Saturday, October 24, 2009

Treasures of CdE

One of the most affectionate, she's an obvious favorite of visitors because she is drawn to the arms of foreigners. She hardly talks, but is learning more and more. I'd say she is doing quite well considering the setbacks dealt her by her mother. They call her restless, which is a good description of her constant motion. She's always on the move, always getting into things, usually happy, always curious. JA is one of a kind, and she surprised me today. Developmentally way behind, she did a puzzle with me today. She didn't get many of the pieces by herself the first time, but when we did it again, she remembered where every piece went. Wow. A hidden gift found in a foam cut-out puzzle of Bolivia. She has a tenderness and motherliness with dolls beyond what I have seen before with little kids. We read books together, which was a treat for both of us, and we colored. She doesn't know the names of the colors, but she can group them by color really well. Oh, what a treasure those scribbled sheets were to her. Oh, what a treat some one-on-one time was for me.

I was warned about her. N is one to watch. I went in prepared, always trying to know every detail of her homework so that I wouldn't fall for any tricks. I saw her eyes flash the first week as she recognized the competition. I's a tricky house, a tricky situation, but the hard shell is softening. N isn't so tough with me anymore. In fact, she almost seems to enjoy our time together. She's smiling more. She's doing her assignments. She is better at division that I am. I see that her behavior problems come out her need to look out for herself and her attempts to look out for others. She is one of the ones that tugs at my heart, that I want to look after. I have been really blessed. I look forward to our time together. I get a kick out of her smile and the way she scratches her head. I'm really glad I know her.

She's a pincher. I've gotten two notes from her kindergarten teacher this week about pinching, but she's a cute kid. It's what she knows; it's what she's learned. Inside frustration comes out in pinching fingers. I get that. She doesn't have a bad heart; she's just in a tough situation. Her upper lip is almost always beaded in sweat, but almost always accompanied by a smile. C just wants to read with me, hang out with someone who will play with her, be silly with someone.

Their dad came today. I found out on Wednesday they're brother and sister, and I found out today that they were abandoned. Their mom and dad visit sometimes. I don't know the situation, but what in the world must be going on in 4-yr-old JG's head? He's a little boy with a man's world of understanding. He takes care of 3-yr-old L. She has a crazy mop of hair, he's always shaved. Her teeth are broken or missing, his teeth are perfect. I never saw the similarity until recently. It's in their smiles, their bright eyes, their round cheeks, the way they mischievously tilt their heads, their off-kilter little-kid-run. What will their futures be like?

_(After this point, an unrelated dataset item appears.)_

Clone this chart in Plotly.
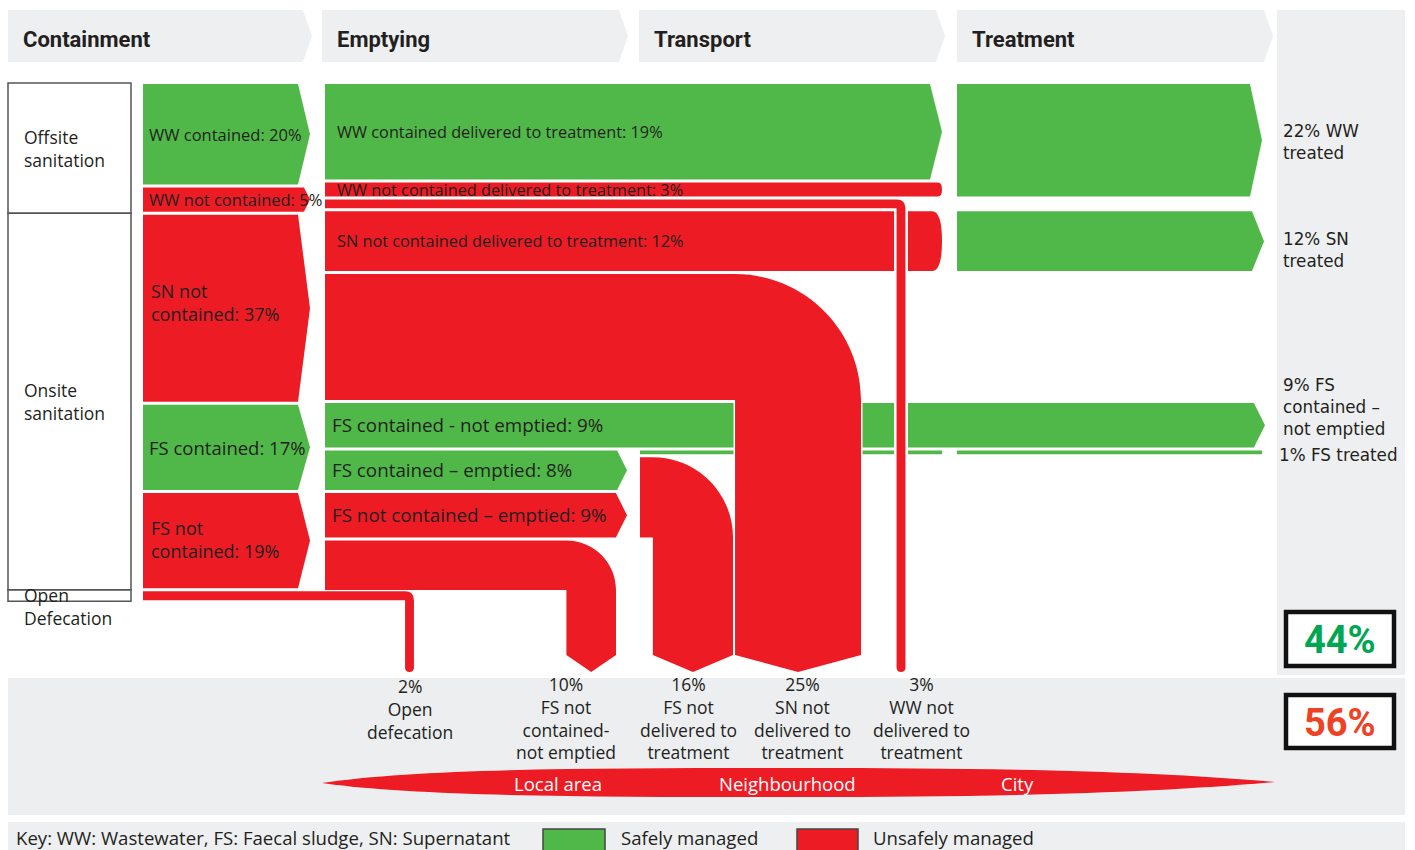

Many tears. Tears of fear. They have done something wrong and will likely get a spanking. Tears of frustration. Homework stands in the way of playtime. Tears of pain. Another kid slammed them into the wall, hit their face, or hurt their eye with a coat zipper. Tears in every house. Babies are hungry or just like to yell. Kids are overlooked, overworked, overtired. Tears express the heart better than any words can.